Quando si parla di energia nucleare, il Vecchio Continente è di fatto diviso in due: un gruppo di paesi, tra cui la Francia, che usa il nucleare e che intende aumentare le sue centrali, e un altro gruppo che invece ha dismesso decenni fa le sue centrali, come l’Italia (le quattro centrali nucleari italiane furono tutte disattivate a partire dal 1986, a seguito di un referendum), o che lo sta facendo in questi anni, come la Germania.

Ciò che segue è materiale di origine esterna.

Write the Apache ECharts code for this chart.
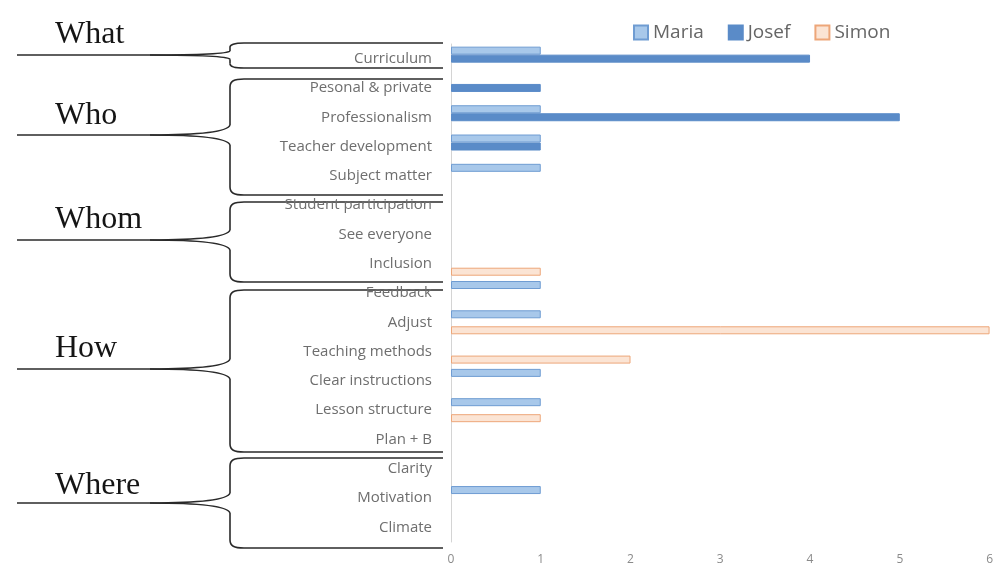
<!DOCTYPE html>
<html>
<head>
<meta charset="utf-8">
<script src="https://cdn.jsdelivr.net/npm/echarts@6/dist/echarts.min.js"></script>
<style>html,body{margin:0;padding:0;background:#fff}#c{width:996px;height:566px}</style>
</head>
<body>
<div id="c"></div>
<script>
var categories = ['Curriculum','Pesonal & private','Professionalism','Teacher development','Subject matter',
  'Student participation','See everyone','Inclusion','Feedback','Adjust','Teaching methods',
  'Clear instructions','Lesson structure','Plan + B','Clarity','Motivation','Climate'];
var maria = [1,null,1,1,1,null,null,null,1,1,null,1,1,null,null,1,null];
var josef = [4,1,5,1,null,null,null,null,null,null,null,null,null,null,null,null,null];
var simon = [null,null,null,null,null,null,null,1,null,6,2,null,1,null,null,null,null];
var xTicks = [0,1,2,3,4,5,6];
var groupNames = ['What','Who','Whom','How','Where'];

// decorative bracket geometry (pixels)
var braces = [
  {name:'What',  ty:32,  m:55,  t:43,  b:68},
  {name:'Who',   ty:113, m:135, t:79,  b:195},
  {name:'Whom',  ty:217, m:240, t:202, b:282},
  {name:'How',   ty:346, m:369, t:290, b:452},
  {name:'Where', ty:483, m:503, t:458, b:548}
];

function braceEls(g){
  var st = {stroke:'#2a2a2a', lineWidth:1.6, fill:null};
  var X = 230, L = 17, J = 150, R = 443;
  var d = Math.min(10,(g.m-g.t)/3), r = Math.min(8,(g.m-g.t)/3);
  var d2 = Math.min(10,(g.b-g.m)/3), r2 = Math.min(8,(g.b-g.m)/3);
  var els = [];
  els.push({type:'line', shape:{x1:L,y1:g.m,x2:J,y2:g.m}, style:st});
  els.push({type:'bezierCurve', shape:{x1:J,y1:g.m,cpx1:J+55,cpy1:g.m,cpx2:X-2,cpy2:g.m-d*0.4,x2:X,y2:g.m-d}, style:st});
  els.push({type:'bezierCurve', shape:{x1:J,y1:g.m,cpx1:J+55,cpy1:g.m,cpx2:X-2,cpy2:g.m+d2*0.4,x2:X,y2:g.m+d2}, style:st});
  els.push({type:'line', shape:{x1:X,y1:g.m-d,x2:X,y2:g.t+r}, style:st});
  els.push({type:'line', shape:{x1:X,y1:g.m+d2,x2:X,y2:g.b-r2}, style:st});
  els.push({type:'bezierCurve', shape:{x1:X,y1:g.t+r,cpx1:X,cpy1:g.t+2,cpx2:X+4,cpy2:g.t,x2:X+14,y2:g.t}, style:st});
  els.push({type:'bezierCurve', shape:{x1:X,y1:g.b-r2,cpx1:X,cpy1:g.b-2,cpx2:X+4,cpy2:g.b,x2:X+14,y2:g.b}, style:st});
  els.push({type:'line', shape:{x1:X+14,y1:g.t,x2:R,y2:g.t}, style:st});
  els.push({type:'line', shape:{x1:X+14,y1:g.b,x2:R,y2:g.b}, style:st});
  els.push({type:'text', left:55, top:g.ty-13, style:{text:g.name, font:'32px "Liberation Serif", serif', fill:'#151515'}});
  return els;
}
var graphics = [];
braces.forEach(function(g){ graphics = graphics.concat(braceEls(g)); });

var chart = echarts.init(document.getElementById('c'));
chart.setOption({
  backgroundColor:'#fff',
  animation:false,
  textStyle:{fontFamily:'"Open Sans", sans-serif'},
  legend:{
    top:18, left:628, itemWidth:14, itemHeight:14, itemGap:24, icon:'rect',
    textStyle:{fontSize:19, color:'#666', fontFamily:'"Open Sans", sans-serif'},
    data:['Maria','Josef','Simon']
  },
  grid:{left:451, right:4, top:44, bottom:24, containLabel:false},
  xAxis:{
    type:'value', min:0, max:6, interval:1,
    axisLine:{show:false}, axisTick:{show:false}, splitLine:{show:false},
    axisLabel:{color:'#8a8a8a', fontSize:12, margin:12, formatter:function(v){return xTicks.indexOf(v)>=0?String(v):'';}}
  },
  yAxis:{
    type:'category', inverse:true, data:categories,
    axisLine:{show:true, lineStyle:{color:'#d4d4d4', width:1}},
    axisTick:{show:false},
    axisLabel:{color:'#6e6e6e', fontSize:15, margin:19, padding:[6,0,0,0], fontFamily:'"Open Sans", sans-serif'}
  },
  series:[
    {name:'Maria', type:'bar', data:maria, barWidth:8, barGap:'0%',
     itemStyle:{color:'#a8c8ea', borderColor:'#6f9cd2', borderWidth:1}},
    {name:'Josef', type:'bar', data:josef, barWidth:8, barGap:'0%',
     itemStyle:{color:'#5a8bc8', borderColor:'#5a8bc8', borderWidth:1}},
    {name:'Simon', type:'bar', data:simon, barWidth:8, barGap:'0%',
     itemStyle:{color:'#fbe4d4', borderColor:'#eda679', borderWidth:1}}
  ],
  graphic:graphics
});
</script>
</body>
</html>
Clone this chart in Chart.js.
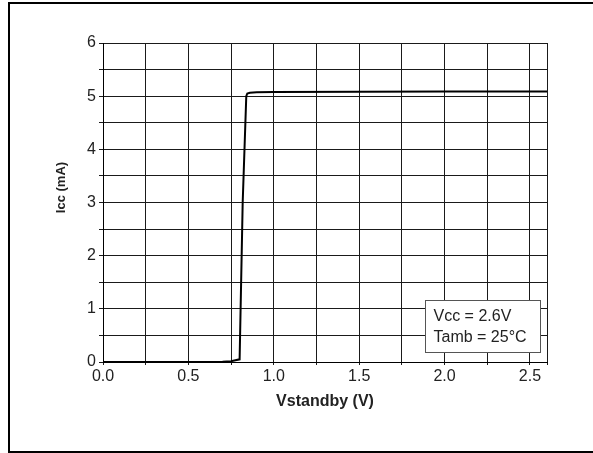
<!DOCTYPE html>
<html>
<head>
<meta charset="utf-8">
<script src="https://cdn.jsdelivr.net/npm/chart.js@4/dist/chart.umd.min.js"></script>
<style>
  html, body { margin: 0; padding: 0; background: #fff; }
  #wrap { width: 593px; height: 453px; }
</style>
</head>
<body>
<div id="wrap"><canvas id="chart" width="593" height="453"></canvas></div>
<script>
// Icc vs Vstandby
const vstandby = [0, 0.25, 0.5, 0.6, 0.7, 0.75, 0.8, 0.818, 0.839, 0.845, 0.86, 0.9, 1.0, 1.5, 2.0, 2.6];
const icc = [0, 0, 0, 0.002, 0.006, 0.015, 0.05, 3.0, 5.0, 5.05, 5.065, 5.075, 5.08, 5.085, 5.09, 5.09];

const xGrid = [0, 0.25, 0.5, 0.75, 1.0, 1.25, 1.5, 1.75, 2.0, 2.25, 2.5, 2.6];
const xLabels = ['0.0', '', '0.5', '', '1.0', '', '1.5', '', '2.0', '', '2.5', ''];
const yGrid = [0, 0.5, 1, 1.5, 2, 2.5, 3, 3.5, 4, 4.5, 5, 5.5, 6];
const yLabels = ['0', '', '1', '', '2', '', '3', '', '4', '', '5', '', '6'];
const noteLines = ['Vcc = 2.6V', 'Tamb = 25\u00B0C'];

const FONT = 'Arial, "Liberation Sans", Helvetica, sans-serif';
const gridColor = '#1a1a1a';

const frame = {
  id: 'frame',
  beforeDraw(chart) {
    const ctx = chart.ctx;
    ctx.save();
    ctx.fillStyle = '#fff';
    ctx.fillRect(0, 0, chart.width, chart.height);
    ctx.strokeStyle = '#000';
    ctx.lineWidth = 2;
    ctx.strokeRect(9, 3, 700, 449);
    ctx.restore();
  },
  afterDraw(chart) {
    const ctx = chart.ctx;
    const a = chart.chartArea;
    ctx.save();
    // y axis title
    ctx.translate(61, (a.top + a.bottom) / 2 - 15);
    ctx.rotate(-Math.PI / 2);
    ctx.font = 'bold 13px ' + FONT;
    ctx.fillStyle = '#222';
    ctx.textAlign = 'center';
    ctx.textBaseline = 'middle';
    ctx.fillText('Icc (mA)', 0, 0);
    ctx.restore();

    // condition box
    const w = 115, h = 52;
    const bx = Math.round(a.right - 7 - w) + 0.5;
    const by = Math.round(a.bottom - 10 - h) + 0.5;
    ctx.save();
    ctx.fillStyle = '#fff';
    ctx.fillRect(bx, by, w, h);
    ctx.strokeStyle = '#555';
    ctx.lineWidth = 1;
    ctx.strokeRect(bx, by, w, h);
    ctx.font = '16px ' + FONT;
    ctx.fillStyle = '#222';
    ctx.textBaseline = 'middle';
    noteLines.forEach((t, i) => ctx.fillText(t, bx + 8, by + 16 + i * 21));
    ctx.restore();
  }
};

new Chart(document.getElementById('chart'), {
  type: 'line',
  data: {
    datasets: [{
      data: vstandby.map((v, i) => ({ x: v, y: icc[i] })),
      borderColor: '#000',
      borderWidth: 2,
      pointRadius: 0,
      tension: 0,
      fill: false
    }]
  },
  options: {
    responsive: false,
    animation: false,
    layout: { padding: { left: 0, right: 46, top: 43, bottom: 0 } },
    plugins: { legend: { display: false }, tooltip: { enabled: false } },
    scales: {
      x: {
        type: 'linear',
        min: 0,
        max: 2.6,
        afterBuildTicks: s => { s.ticks = xGrid.map(v => ({ value: v })); },
        afterFit: s => { s.height = 91; },
        ticks: {
          autoSkip: false,
          maxRotation: 0,
          padding: 2,
          color: '#222',
          font: { family: FONT, size: 16 },
          callback: (v, i) => xLabels[i]
        },
        grid: { color: gridColor, lineWidth: 1, tickLength: 3 },
        border: { color: '#000', width: 1 },
        title: {
          display: true,
          text: 'Vstandby (V)',
          color: '#222',
          font: { family: FONT, size: 16, weight: 'bold' },
          padding: { top: 0, bottom: 42 }
        }
      },
      y: {
        min: 0,
        max: 6,
        afterBuildTicks: s => { s.ticks = yGrid.map(v => ({ value: v })); },
        afterFit: s => { s.width = 103; },
        ticks: {
          autoSkip: false,
          padding: 3,
          color: '#222',
          font: { family: FONT, size: 16 },
          callback: (v, i) => yLabels[i]
        },
        grid: { color: gridColor, lineWidth: 1, tickLength: 4 },
        border: { color: '#000', width: 1 }
      }
    }
  },
  plugins: [frame]
});
</script>
</body>
</html>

Quest’ultima, dopo il disastro di Fukushima, nel 2011, ha deciso che di dismettere tutte le centrali. Un decennio dopo, la più grande economia del continente ha già chiuso quasi tutta la sua capacità. Il resto verrà spento alla fine del 2022, nel momento i cui l’Europa si sarebbe trovata impantanata in una delle peggiori crisi energetiche della sua storia.

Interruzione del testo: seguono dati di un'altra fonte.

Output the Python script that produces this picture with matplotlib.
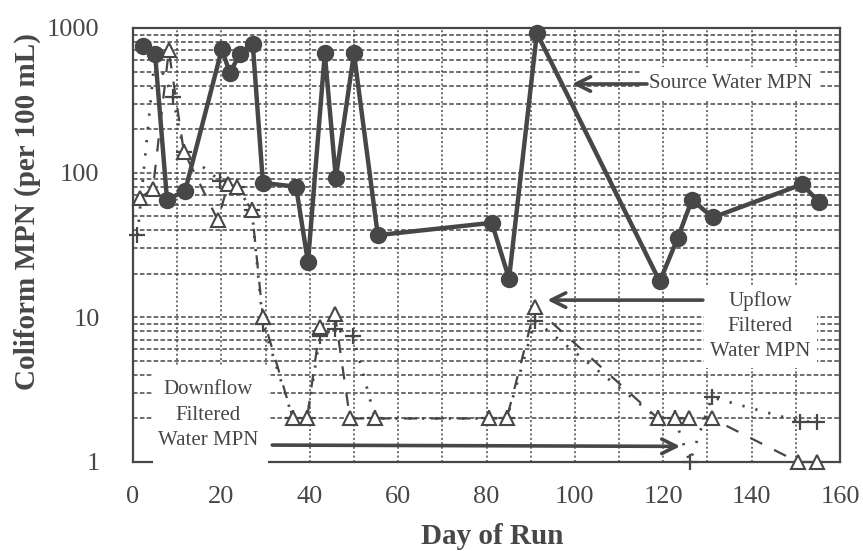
import matplotlib
matplotlib.use("Agg")
import matplotlib.pyplot as plt
from matplotlib.patches import Rectangle
from matplotlib.ticker import FixedLocator, LogLocator, NullFormatter

# ---- data ----
src_days = [2.3, 5.0, 7.7, 11.8, 20.1, 21.9, 24.2, 27.1, 29.4, 36.9, 39.6, 43.4,
            45.9, 50.0, 55.4, 81.2, 85.1, 91.4, 119.2, 123.3, 126.5, 131.2, 151.4, 155.2]
src_vals = [750, 660, 65, 75, 714, 490, 660, 775, 85, 80, 24, 668,
            92, 668, 37, 45, 18.5, 920, 17.7, 35.5, 65, 49, 83, 63]

up_days = [1.6, 4.5, 8.1, 11.5, 19.2, 21.5, 23.5, 26.9, 29.4, 36.2, 39.4, 42.3,
           45.7, 49.1, 54.8, 80.5, 84.6, 91.0, 118.8, 122.6, 125.8, 131.0, 150.5, 154.8]
up_vals = [67, 77, 700, 140, 47, 83, 80, 55, 10, 2, 2, 8.6,
           10.5, 2, 2, 2, 2, 11.7, 2, 2, 2, 2, 1, 1]

down_days = [1.0, 5.0, 9.0, 11.5, 19.7, 23.5, 26.9, 29.4, 36.2, 39.4, 42.3, 45.7,
             49.8, 54.8, 80.5, 84.6, 91.0, 118.8, 122.6, 126.0, 131.0, 151.0, 154.8]
down_vals = [37, 650, 335, 140, 88, 80, 55, 9, 2, 2, 7.4, 8.3,
             7.4, 2, 2, 2, 9.5, 2, 2, 1, 2.8, 1.9, 1.9]

x_ticks = [0, 20, 40, 60, 80, 100, 120, 140, 160]
y_ticks = [1, 10, 100, 1000]
y_ticklabels = ["1", "10", "100", "1000"]

INK = "#474747"
SERIF = ["Liberation Serif", "DejaVu Serif"]

fig = plt.figure(figsize=(8.63, 5.51), dpi=100)
ax = fig.add_axes([133 / 863, 1 - 462 / 551, 707 / 863, 434 / 551])
ax.set_yscale("log")
ax.set_xlim(0, 160)
ax.set_ylim(1, 1000)

# grid: dashed horizontals at every log step, dotted verticals every 10 days
ax.yaxis.set_major_locator(FixedLocator(y_ticks))
ax.yaxis.set_minor_locator(LogLocator(base=10, subs=range(2, 10)))
ax.yaxis.set_minor_formatter(NullFormatter())
ax.set_yticks(y_ticks)
ax.set_yticklabels(y_ticklabels)
ax.set_xticks(x_ticks)
ax.set_xticks(range(0, 161, 10), minor=True)
ax.grid(True, axis="y", which="both", color=INK, lw=1.1, ls=(0, (3, 1.5)), zorder=0)
ax.grid(True, axis="x", which="both", color=INK, lw=1.1, ls=(0, (1.3, 1.6)), zorder=0)
ax.set_axisbelow(True)

ax.tick_params(axis="both", which="both", length=0)
ax.tick_params(axis="x", pad=17, labelsize=19, labelcolor=INK)
ax.tick_params(axis="y", pad=24, labelsize=19, labelcolor=INK)
for lab in ax.get_xticklabels() + ax.get_yticklabels():
    lab.set_family(SERIF)

for sp in ax.spines.values():
    sp.set_color(INK)
    sp.set_linewidth(1.6)

# series
ax.plot(down_days, down_vals, color=INK, lw=2.0, ls=(0, (0.8, 4)),
        marker="+", ms=11, mew=1.6, zorder=3, clip_on=False)
ax.plot(up_days, up_vals, color=INK, lw=1.6, ls=(0, (6, 6)),
        marker="^", ms=10.5, mew=1.5, mfc="white", mec=INK, zorder=4, clip_on=False)
ax.plot(src_days, src_vals, color=INK, lw=3.2, marker="o", ms=11.5,
        mfc=INK, mec=INK, zorder=5, clip_on=False)

# annotations
box = dict(boxstyle="square,pad=0.35", fc="white", ec="none")
arrow = dict(arrowstyle="->", color=INK, lw=2.6, mutation_scale=26, shrinkA=0, shrinkB=0)

ax.text(0.845, 0.871, "Source Water MPN", transform=ax.transAxes, ha="center", va="center",
        fontsize=15, family=SERIF, color=INK, bbox=box, zorder=6)
ax.annotate("", xy=(0.621, 0.871), xytext=(0.727, 0.871), xycoords="axes fraction",
            arrowprops=arrow, zorder=6)

ax.text(0.887, 0.313, "Upflow\nFiltered\nWater MPN", transform=ax.transAxes, ha="center",
        va="center", fontsize=15, family=SERIF, color=INK, linespacing=1.45,
        bbox=dict(boxstyle="square,pad=0.3", fc="white", ec="none"), zorder=6)
ax.annotate("", xy=(0.586, 0.373), xytext=(0.806, 0.373), xycoords="axes fraction",
            arrowprops=arrow, zorder=6)

# white panel behind the downflow label (it also hides part of the bottom frame)
ax.add_patch(Rectangle(((153 - 133) / 707, (462 - 468) / 434), 115 / 707, 103 / 434,
                       transform=ax.transAxes, fc="white", ec="none", zorder=5.5,
                       clip_on=False))
ax.text(0.106, 0.108, "Downflow\nFiltered\nWater MPN", transform=ax.transAxes, ha="center",
        va="center", fontsize=15, family=SERIF, color=INK, linespacing=1.45,
        zorder=6, clip_on=False)
ax.annotate("", xy=(0.774, 0.036), xytext=(0.197, 0.039), xycoords="axes fraction",
            arrowprops=arrow, zorder=6)

ax.set_ylabel("Coliform MPN (per 100 mL)", fontsize=21, fontweight="bold",
              family=SERIF, color=INK)
ax.yaxis.set_label_coords(-0.130, 0.578)
ax.set_xlabel("Day of Run", fontsize=21, fontweight="bold", family=SERIF, color=INK)
ax.xaxis.set_label_coords(0.508, -0.140)

fig.savefig("out.png", dpi=100)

A questo proposito della spaccatura europea sul nucleare, una articolo pubblicato su Bloomberg spiega:

“I prezzi dell’energia elettrica all’ingrosso sono più di quattro volte quelli che erano all’inizio della pandemia di coronavirus. I governi devono intraprendere azioni di emergenza per sostenere i consumatori domestici e industriali di fronte a fatture paralizzanti, che potrebbero aumentare se la tensione sull’Ucraina dovesse intensificarsi. La crisi non ha solo messo in luce le vulnerabilità dell’approvvigionamento dell’Europa, ma anche le radicate divisioni culturali e politiche sull’industria nucleare e l’incapacità di forgiare una visione collettiva”.

Nucleare: Europa divisa in due

Sulla questione nucleare, la produzione è spaccata in due: ci sono 13 paesi che hanno reattori nucleari attivi (Belgio, Bulgaria, Repubblica Ceca, Germania, Spagna, Francia, Ungheria, Paesi Bassi, Romania, Slovenia, Slovacchia, Finlandia e Svezia) e 14 paesi che non producono energia nucleare e che, al massimo, ospitano nel loro paese un singolo reattore per scopi di ricerca (Danimarca, Estonia, Irlanda, Grecia, Croazia, Italia, Cipro, Lettonia, Lituania, Lussemburgo, Malta, Austria, Polonia, Portogallo).

Secondo Thierry Breton, commissario per il mercato interno dell’UE, l’Europa dovrà investire 500 miliardi di euro nel nucleare nei prossimi 30 anni per soddisfare la crescente domanda di elettricità e raggiungere i suoi obiettivi di riduzione del carbonio.

Mentre l’Europa è divisa, altre regioni si stanno muovendo velocemente. Come la Cina che sta investendo centinaia di miliardi di dollari nel settore, e intende costruire 150 nuovi reattori nei prossimi 15 anni. Anche la Russia sta costruendo nuove centrali sul proprio territorio e ha più di 20 reattori confermati o pianificati, secondo la World Nuclear Association.